Denel (Pty) Ltd v D P G Vorster (SCA CASE NO: 13/2003 Judgment delivered 5 March 2004)

Principle:

Where the employment contract incorporates the disciplinary code, and where the employer fails to follow the laid down procedure, there has been a breach of contract by the employer. Contractual damages may be payable where the employee’s position would have been different if the employer had fulfilled its contractual obligations.

Summary of the facts:

After many years of employment the employee was dismissed on 9 September 1996. Aggrieved at his dismissal the employee referred the matter to the old Industrial Court but those proceedings were abandoned before they reached their conclusion. The employee then sued the employer in the Pretoria High Court for damages for breach of his employment contract and for damages for injuria.

There was no dispute that the employer had proper substantive grounds for summarily terminating the employee’s employment. The employee’s complaint was confined to the process that was adopted.

The procedures that had to be followed when disciplinary action was taken against an employee, and the identities of the persons who were authorised to take such disciplinary action, were circumscribed in the employer’s disciplinary code. The terms of the disciplinary code were expressly incorporated in the conditions of employment of each employee with the result that they assumed contractual effect. The employee did not follow the procedures as laid down.

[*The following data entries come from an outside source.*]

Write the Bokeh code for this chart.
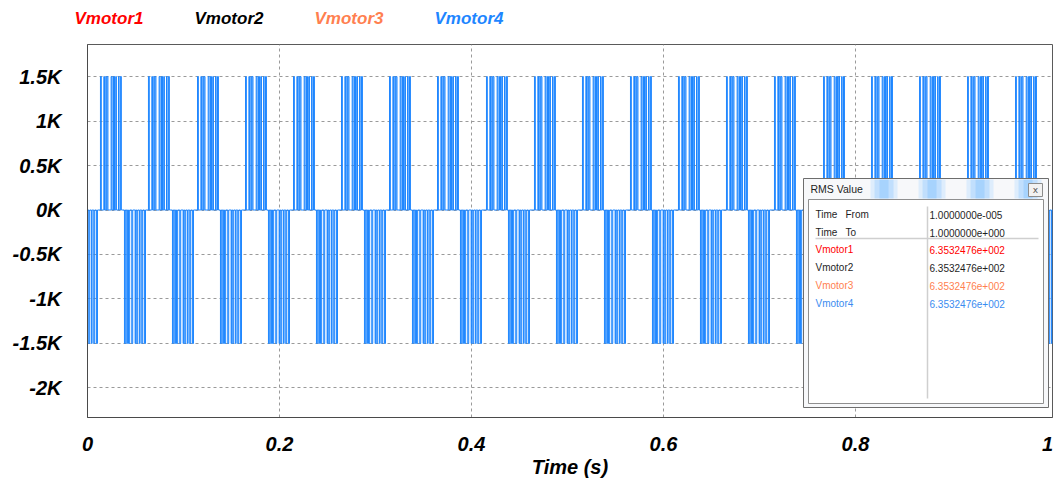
from bokeh.plotting import figure
from bokeh.layouts import column, row
from bokeh.models import FixedTicker, Range1d, ColumnDataSource
from bokeh.embed import file_html
from bokeh.resources import INLINE
from bokeh.core.properties import value

# ---- series / labels -------------------------------------------------------
series_names = ["Vmotor1", "Vmotor2", "Vmotor3", "Vmotor4"]
series_colors = ["#ff0000", "#000000", "#ff7f50", "#1e86ff"]

# DC link level of the inverter output (V)
v_level = 1500.0

# start time (s) of every positive and negative pulse burst
pos_burst_start = [0.0135, 0.0635, 0.1146, 0.1646, 0.2146, 0.2646, 0.3146,
                   0.3646, 0.4156, 0.4656, 0.5156, 0.5656, 0.6156, 0.6656,
                   0.7156, 0.7667, 0.8167, 0.8667, 0.9167, 0.9667]
neg_burst_start = [-0.0115, 0.0385, 0.0885, 0.1385, 0.1885, 0.2385, 0.2885,
                   0.3385, 0.3885, 0.4385, 0.4885, 0.5385, 0.5885, 0.6385,
                   0.6885, 0.7385, 0.7885, 0.8385, 0.8885, 0.9385, 0.9885]

# PWM pulses inside a burst: on / off instants in ms after the burst start
pos_pulse_on_ms = [0.0, 3.5, 5.6, 6.9, 11.1, 13.2, 14.6, 16.0, 18.8, 20.8]
pos_pulse_off_ms = [0.9, 4.2, 6.0, 7.8, 11.9, 13.6, 15.0, 16.6, 19.4, 21.8]
neg_pulse_on_ms = [0.0, 2.4, 4.2, 7.6, 11.1, 12.8, 15.6, 18.0, 20.8]
neg_pulse_off_ms = [0.9, 3.1, 5.4, 8.6, 11.6, 13.8, 16.3, 19.0, 21.9]

x_ticks = [0, 0.2, 0.4, 0.6, 0.8, 1.0]
x_tick_labels = ["0", "0.2", "0.4", "0.6", "0.8", "1"]
y_ticks = [-2000, -1500, -1000, -500, 0, 500, 1000, 1500]
y_tick_labels = ["-2K", "-1.5K", "-1K", "-0.5K", "0K", "0.5K", "1K", "1.5K"]

# RMS measurement window
rms_time_from = 1.0e-5
rms_time_to = 1.0
rms_values = [635.32476, 635.32476, 635.32476, 635.32476]

# ---- build the stepped PWM waveform -----------------------------------------
bursts = [(s, 1.0, pos_pulse_on_ms, pos_pulse_off_ms) for s in pos_burst_start]
bursts += [(s, -1.0, neg_pulse_on_ms, neg_pulse_off_ms) for s in neg_burst_start]
bursts.sort(key=lambda b: b[0])

t_pts, v_pts = [-0.03], [0.0]
for start, sign, ons, offs in bursts:
    for a, b in zip(ons, offs):
        ta, tb = start + a / 1000.0, start + b / 1000.0
        t_pts += [ta, ta, tb, tb]
        v_pts += [0.0, sign * v_level, sign * v_level, 0.0]
t_pts.append(1.02)
v_pts.append(0.0)
wave = ColumnDataSource(dict(t=t_pts, v=v_pts))

# ---- page geometry ----------------------------------------------------------
W, H = 1055, 481
HEAD = 44                      # height of the legend strip
FL, FR, FT, FB = 87, 1052, 44, 417
X_END = 1.0052
Y_TOP, Y_BOT = 1860.0, -2332.0
AX_FONT = "Liberation Sans"


def dx(px):
    return (px - FL) / (FR - FL) * X_END


def dy(py):
    return Y_TOP - (py - FT) / (FB - FT) * (Y_TOP - Y_BOT)


# ---- legend strip above the plot (plain pixel coordinates) ------------------
head = figure(width=W, height=HEAD, output_backend="svg", toolbar_location=None,
              x_range=Range1d(0, W), y_range=Range1d(HEAD, 0),
              x_axis_location=None, y_axis_location=None,
              min_border=0, min_border_left=0, min_border_right=0,
              min_border_top=0, min_border_bottom=0)
head.outline_line_color = None
head.background_fill_color = "white"
head.border_fill_color = "white"
head.xgrid.visible = False
head.ygrid.visible = False
legend_x_px = [74, 194, 314, 434]
head.text(x=legend_x_px, y=[18] * 4, text=series_names,
          text_color=series_colors, text_font=value(AX_FONT),
          text_font_style="bold italic", text_font_size="17px",
          text_align="left", text_baseline="middle")

# ---- main plot --------------------------------------------------------------
p = figure(width=W, height=H - HEAD, output_backend="svg",
           toolbar_location=None,
           x_range=Range1d(0, X_END), y_range=Range1d(Y_BOT, Y_TOP),
           min_border_left=FL, min_border_right=W - FR,
           min_border_top=FT - HEAD, min_border_bottom=H - FB)
p.background_fill_color = "white"
p.border_fill_color = "white"
p.outline_line_color = "#5a5a5a"
p.outline_line_width = 1

for ax in (p.xaxis[0], p.yaxis[0]):
    ax.major_label_text_font = AX_FONT
    ax.major_label_text_font_style = "bold italic"
    ax.major_label_text_font_size = "20px"
    ax.major_label_text_color = "#000000"
    ax.major_tick_line_color = None
    ax.minor_tick_line_color = None
    ax.axis_line_color = "#4a4a4a"

p.xaxis.ticker = FixedTicker(ticks=x_ticks)
p.xaxis.major_label_overrides = {t: s for t, s in zip(x_ticks, x_tick_labels)}
p.xaxis.major_label_standoff = 13
p.xaxis.axis_label = "Time (s)"
p.xaxis.axis_label_text_font = AX_FONT
p.xaxis.axis_label_text_font_style = "bold italic"
p.xaxis.axis_label_text_font_size = "20px"
p.xaxis.axis_label_text_color = "#000000"
p.xaxis.axis_label_standoff = 2

p.yaxis.ticker = FixedTicker(ticks=y_ticks)
p.yaxis.major_label_overrides = {t: s for t, s in zip(y_ticks, y_tick_labels)}
p.yaxis.major_label_standoff = 20

p.xgrid.ticker = FixedTicker(ticks=x_ticks[1:-1])
p.ygrid.ticker = FixedTicker(ticks=y_ticks)
for g in (p.xgrid[0], p.ygrid[0]):
    g.grid_line_color = "#9a9a9a"
    g.grid_line_dash = "3 3"
    g.grid_line_width = 1

# the four motor voltages are identical, so only the last trace (Vmotor4)
# shows on top of the others
p.line("t", "v", source=wave, color=series_colors[-1], line_width=1)


# ---- RMS Value dialog -------------------------------------------------------
def box(x0, x1, y0, y1, fill, line, alpha=1.0, line_alpha=1.0, lw=1):
    p.quad(left=dx(x0), right=dx(x1), top=dy(y0), bottom=dy(y1),
           fill_color=fill, fill_alpha=alpha, line_color=line,
           line_alpha=line_alpha, line_width=lw)


# window frame and glassy title bar
box(803, 1048, 178, 407, "#f7f8fa", "#6d6d6d")
for s in pos_burst_start:
    if s > 0.8:
        bx0 = FL + s * (FR - FL) / X_END
        box(bx0 - 1, bx0 + 26, 179, 198, "#bfe0ff", None, alpha=0.45)
        box(bx0 + 3, bx0 + 22, 179, 198, "#8cc6ff", None, alpha=0.35)
        box(bx0 + 8, bx0 + 17, 179, 198, "#5aaeff", None, alpha=0.25)
box(1028, 1042, 183, 196, "#f2f2f2", "#8c8c8c")
p.text(x=[dx(1035)], y=[dy(189.5)], text=["x"], text_font=value("DejaVu Sans"),
       text_font_size="9px", text_color="#555555", text_align="center",
       text_baseline="middle")
p.text(x=[dx(810)], y=[dy(188)], text=["RMS Value"],
       text_font=value("Liberation Sans"), text_font_size="10.5px",
       text_color="#1e1e1e", text_align="left", text_baseline="middle")

# content panel
box(808, 1043, 199, 403, "#ffffff", "#8f8f8f")
p.line(x=[dx(927), dx(927)], y=[dy(206), dy(398)], line_color="#cfcfcf",
       line_width=1.5)
p.line(x=[dx(815), dx(1038)], y=[dy(238), dy(238)], line_color="#cfcfcf",
       line_width=1.5)


def sci(v):
    mant, exp = f"{v:.7e}".split("e")
    sign = exp[0]
    return f"{mant}e{sign}{int(exp[1:]):03d}"


row_y = [214, 232, 249, 267, 285, 303]
left_col = ["Time", "Time"] + series_names
right_col = [sci(rms_time_from), sci(rms_time_to)] + [sci(v) for v in rms_values]
row_cols = ["#1e1e1e", "#1e1e1e"] + series_colors
row_cols[3] = "#1e1e1e"
row_cols[5] = "#3a8cf0"
rows = ColumnDataSource(dict(
    xl=[dx(815)] * 6, xr=[dx(929)] * 6, y=[dy(r) for r in row_y],
    left=left_col, right=right_col, color=row_cols))
for col in ("left", "right"):
    p.text(x="xl" if col == "left" else "xr", y="y", text=col, source=rows,
           text_color="color", text_font=value("Liberation Sans"),
           text_font_size="10px", text_align="left", text_baseline="middle")
p.text(x=[dx(845), dx(845)], y=[dy(214), dy(232)], text=["From", "To"],
       text_color="#1e1e1e", text_font=value("Liberation Sans"),
       text_font_size="10px", text_align="left", text_baseline="middle")

# the legend strip sits in its own row so its frame keeps the full width
page = column(row(head, spacing=0), p, spacing=0)
open("out.html", "w").write(file_html(page, INLINE))
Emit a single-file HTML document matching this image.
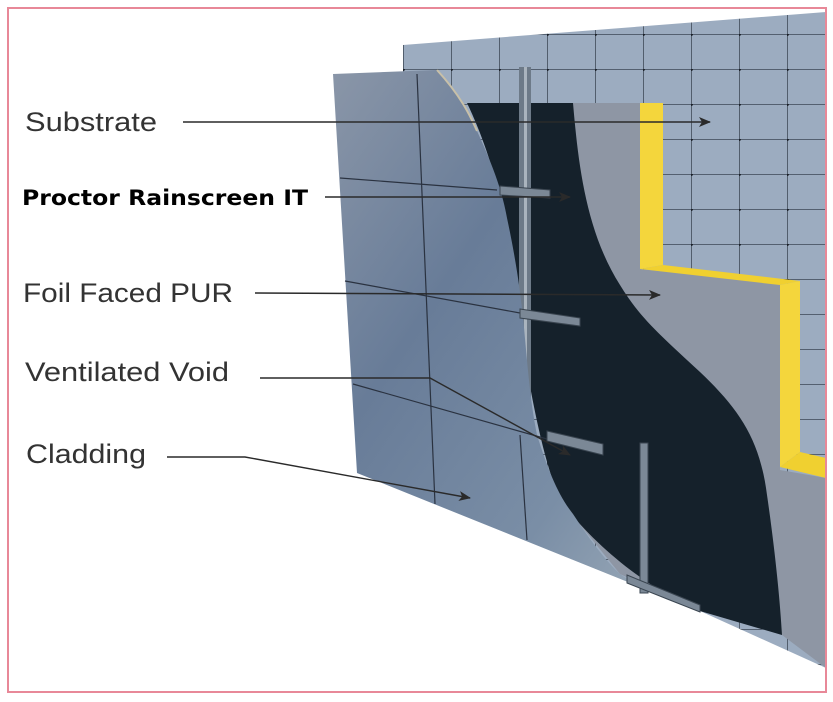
<!DOCTYPE html>
<html><head><meta charset="utf-8"><style>body{margin:0;background:#fff}svg{display:block}</style></head>
<body>
<svg width="833" height="702" viewBox="0 0 833 702" xmlns="http://www.w3.org/2000/svg">
<defs>
<pattern id="grid" x="403" y="34" width="48" height="35" patternUnits="userSpaceOnUse">
<rect width="48" height="35" fill="#9cacc0"/>
<path d="M0 0H48M0 0V35" stroke="#2a3340" stroke-width="1.3"/>
<circle cx="0" cy="0" r="2" fill="#1a2028"/>
</pattern>
<linearGradient id="clad" x1="0" y1="0" x2="1" y2="1">
<stop offset="0" stop-color="#8a96a8"/><stop offset="0.35" stop-color="#687c98"/>
<stop offset="0.7" stop-color="#7a8ea6"/><stop offset="1" stop-color="#a2b0bc"/>
</linearGradient>
<marker id="ar" markerWidth="12" markerHeight="10" refX="11" refY="5" orient="auto" markerUnits="userSpaceOnUse">
<path d="M0 0L12 5L0 10L3 5Z" fill="#2a2a2a"/></marker>
</defs>
<rect x="0" y="0" width="833" height="702" fill="#fff"/>
<!-- substrate -->
<polygon points="403,45 826,12 826,668 700,611 403,491" fill="url(#grid)"/>
<!-- insulation grey -->
<polygon points="560,103 640,103 640,269 780,283 780,470 826,478 826,668 782,635 700,611 620,574 560,500" fill="#8e96a4"/>
<!-- yellow -->
<polygon points="640,103 663,103 663,265 640,269" fill="#f4d63c"/>
<polygon points="640,269 663,265 800,281 780,285" fill="#f0d030"/>
<polygon points="780,285 800,281 800,452 780,467" fill="#f4d63c"/>
<polygon points="780,467 800,452 826,458 826,478" fill="#f0d030"/>
<!-- dark void -->
<path d="M467,103 L573,103 C578,160 585,230 620,285 C640,318 660,335 700,372 C740,410 760,440 767,495 C775,550 780,600 782,635 L700,611 C640,585 590,540 560,500 C535,440 520,330 510,250 C500,180 480,130 467,103 Z" fill="#15212b"/>
<!-- upper rail -->
<rect x="519" y="67" width="12" height="380" fill="#6d7a88"/>
<rect x="524" y="67" width="3" height="380" fill="#aab4be"/>
<!-- cladding -->
<path d="M333,74 L437,70 C460,95 470,115 477,131 C495,170 503,195 507,218 C516,260 520,290 523,317 C528,370 530,400 537,435 C548,470 558,495 573,514 C590,540 605,560 620,574 C650,595 680,605 700,611 L357,473 Z" fill="url(#clad)"/>
<path d="M437,70 C460,95 470,115 477,131" stroke="#c8c0a8" stroke-width="2" fill="none"/>
<g stroke="#2a3240" stroke-width="1.2" fill="none">
<path d="M417,74 L435,504"/><path d="M520,435 L527,540"/>
<path d="M340,178 L497,190"/><path d="M345,281 L520,313"/><path d="M353,384 L547,439"/>
</g>
<!-- brackets -->
<g fill="#7b8896" stroke="#3a4550" stroke-width="1">
<polygon points="500,186 550,190 550,198 500,195"/>
<polygon points="520,309 580,318 580,326 520,318"/>
<polygon points="547,431 603,444 603,455 547,441"/>
<rect x="640" y="443" width="8" height="150"/>
<polygon points="627,575 700,605 700,612 627,583"/>
</g>
<!-- label lines -->
<g stroke="#2a2a2a" stroke-width="1.4" fill="none">
<path d="M183,122 L710,122" marker-end="url(#ar)"/>
<path d="M325,197 L570,197" marker-end="url(#ar)"/>
<path d="M255,293 L660,295" marker-end="url(#ar)"/>
<path d="M260,378 L430,378 L570,455" marker-end="url(#ar)"/>
<path d="M167,457 L245,457 L470,498" marker-end="url(#ar)"/>
</g>
<g font-family="Liberation Sans, sans-serif" font-size="27" fill="#333">
<text x="25" y="131" textLength="132" lengthAdjust="spacingAndGlyphs">Substrate</text>
<text x="23" y="302" textLength="210" lengthAdjust="spacingAndGlyphs">Foil Faced PUR</text>
<text x="25" y="381" textLength="204" lengthAdjust="spacingAndGlyphs">Ventilated Void</text>
<text x="26" y="463" textLength="120" lengthAdjust="spacingAndGlyphs">Cladding</text>
</g>
<text x="22" y="205" font-family="DejaVu Sans, sans-serif" font-weight="bold" font-size="21" fill="#000" textLength="286" lengthAdjust="spacingAndGlyphs">Proctor Rainscreen IT</text>
<!-- border -->
<rect x="8" y="8" width="818" height="684" fill="none" stroke="#e88898" stroke-width="2"/>
</svg>
</body></html>
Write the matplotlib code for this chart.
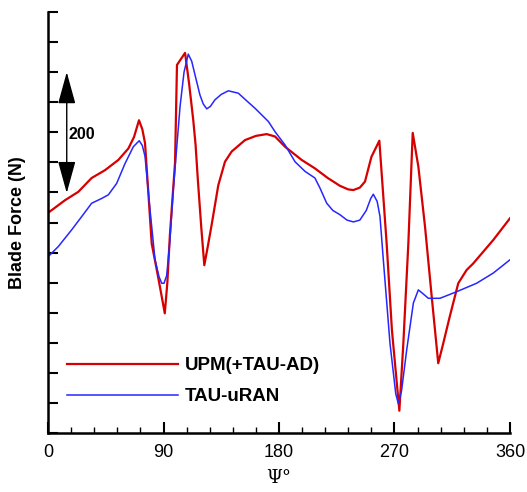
import matplotlib
matplotlib.use("Agg")
import matplotlib.pyplot as plt
from matplotlib.ticker import MultipleLocator

# azimuth (deg) and blade force (N)
upm_psi = [0, 13.2, 23.6, 34, 44.4, 54.8, 62.6, 67, 70.9, 73.5, 75.6, 78.2, 80.8,
           84.7, 88, 91, 93, 95, 99, 100.5, 106.8, 110, 113.2, 115, 116.8, 119.5,
           121.8, 124.5, 127.5, 132.7, 137.9, 143.1, 153.5, 162, 170.4, 176.9,
           184.7, 197.7, 208, 218, 227.5, 234, 238, 243, 247, 252, 258.2, 263.9,
           268, 273.8, 276.9, 280.8, 284.2, 288.6, 293.8, 299, 304.1, 308, 313,
           319.7, 326.2, 331.4, 339, 347, 360]
upm_force = [366, 387, 401, 424, 437, 454, 473, 492, 520, 505, 482, 399, 315,
             272, 234, 199, 250, 330, 450, 612, 632, 580, 520, 479, 420, 340,
             279, 310, 346, 412, 451, 468, 487, 494, 497, 493,
             476, 454, 440, 424, 411, 405, 404, 408, 418, 459, 486, 315,
             171, 37, 149, 315, 499, 443, 343, 227, 116, 149, 193,
             249, 271, 282, 301, 321, 357]

uran_psi = [0, 8, 18.5, 26.3, 34, 41.8, 47, 53.5, 60, 66.5, 71.1, 73.5, 75.6,
            79.5, 83.4, 86.5, 88.6, 90.4, 92.5, 95, 97.6, 102.9, 106, 109.3, 112,
            114.6, 118.4, 121, 123.7, 126.5, 130.1, 135, 140.5, 148.3, 155, 161.3,
            171.7, 176.9, 184.7, 192.5, 200.3, 208, 212, 217.2, 222, 227.5, 233,
            238, 243, 248, 251.5, 253.5, 256.5, 258.7, 261.3, 266.5, 271, 273,
            275.5, 279.5, 284.7, 288.6, 292, 296.4, 305.5, 318.5, 334, 347, 360]
uran_force = [293, 310, 338, 360, 382, 390, 396, 415, 448, 476, 486, 478, 460,
              371, 288, 260, 249, 249, 262, 320, 404, 543, 600, 630, 618,
              595, 562, 547, 539, 543, 554, 563, 569, 565, 552, 540,
              518, 501, 479, 451, 435, 424, 407, 382, 370, 363, 354,
              351, 354, 370, 390, 397, 385, 360, 288, 149, 65, 49,
              70, 138, 216, 238, 232, 224, 224, 235, 249, 266, 288]

plt.rcParams["font.family"] = ["Liberation Sans", "DejaVu Sans"]

fig = plt.figure(figsize=(5.27, 4.92), dpi=100)
ax = fig.add_axes([0.0911, 0.1199, 0.8766, 0.8557])

ax.plot(upm_psi, upm_force, color="#d60000", lw=1.6, label="UPM(+TAU-AD)")
ax.plot(uran_psi, uran_force, color="#2626ff", lw=1.1, label="TAU-uRAN")

ax.set_xlim(0, 360)
ax.set_ylim(0, 700)
ax.set_xticks([0, 90, 180, 270, 360])
ax.xaxis.set_minor_locator(MultipleLocator(18))
ax.yaxis.set_major_locator(MultipleLocator(50))
ax.set_yticklabels([])
ax.tick_params(axis="x", which="major", direction="in", length=8, width=1.5, labelsize=13, pad=8)
ax.tick_params(axis="x", which="minor", direction="in", length=4, width=1)
ax.tick_params(axis="y", which="major", direction="in", length=7, width=1.5)

for s in ["top", "right"]:
    ax.spines[s].set_visible(False)
for s in ["left", "bottom"]:
    ax.spines[s].set_linewidth(1.8)

ax.set_xlabel("\u03a8\u00b0", fontsize=13, labelpad=6, family="DejaVu Serif")
ax.set_ylabel("Blade Force (N)", fontsize=13, fontweight="bold", labelpad=12)

# 200 N scale arrow
ax.annotate("", xy=(14.6, 600), xytext=(14.6, 399),
            arrowprops=dict(arrowstyle="<|-|>,head_length=2.0,head_width=0.55",
                            mutation_scale=10, color="black", lw=1, shrinkA=0, shrinkB=0))
ax.text(15.6, 496, "200", fontsize=11.5, fontweight="bold", va="center", ha="left")

leg = ax.legend(loc="upper left", bbox_to_anchor=(0.0415, 0.18), frameon=False,
                handlelength=5.9, handletextpad=0.37, labelspacing=0.73,
                borderaxespad=0, borderpad=0,
                prop={"size": 13.5, "weight": "bold"})

fig.savefig("out.png", dpi=100)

Extracts from the judgment:

(Para 16) If the new constitutional dispensation did have the effect of introducing into the employment relationship a reciprocal duty to act fairly it does not follow that it deprives contractual terms of their effect. Such implied duties would operate to ameliorate the effect of unfair terms in the contract, or even to supplement the contractual terms where necessary, but not to deprive a fair contract of its legal effect. The procedure provided for in the disciplinary code was clearly a fair one – it would hardly be open to the appellant to suggest that it was not – and the respondent was entitled to insist that the appellant abide by its contractual undertaking to apply it. It is no answer to say that the alternative procedure adopted by the appellant was just as good.

(Para 17) It remains to be determined whether the respondent’s position would have been different if the appellant had fulfilled its contractual obligations – which is the usual basis for determining contractual damages: see for example Trotman & Another v Edwick 1951 (1) SA 443 (A) 449B-C – and if so what value to place upon the loss. Only after that enquiry has been undertaken can it be determined whether the result is unfair (if that is relevant at all).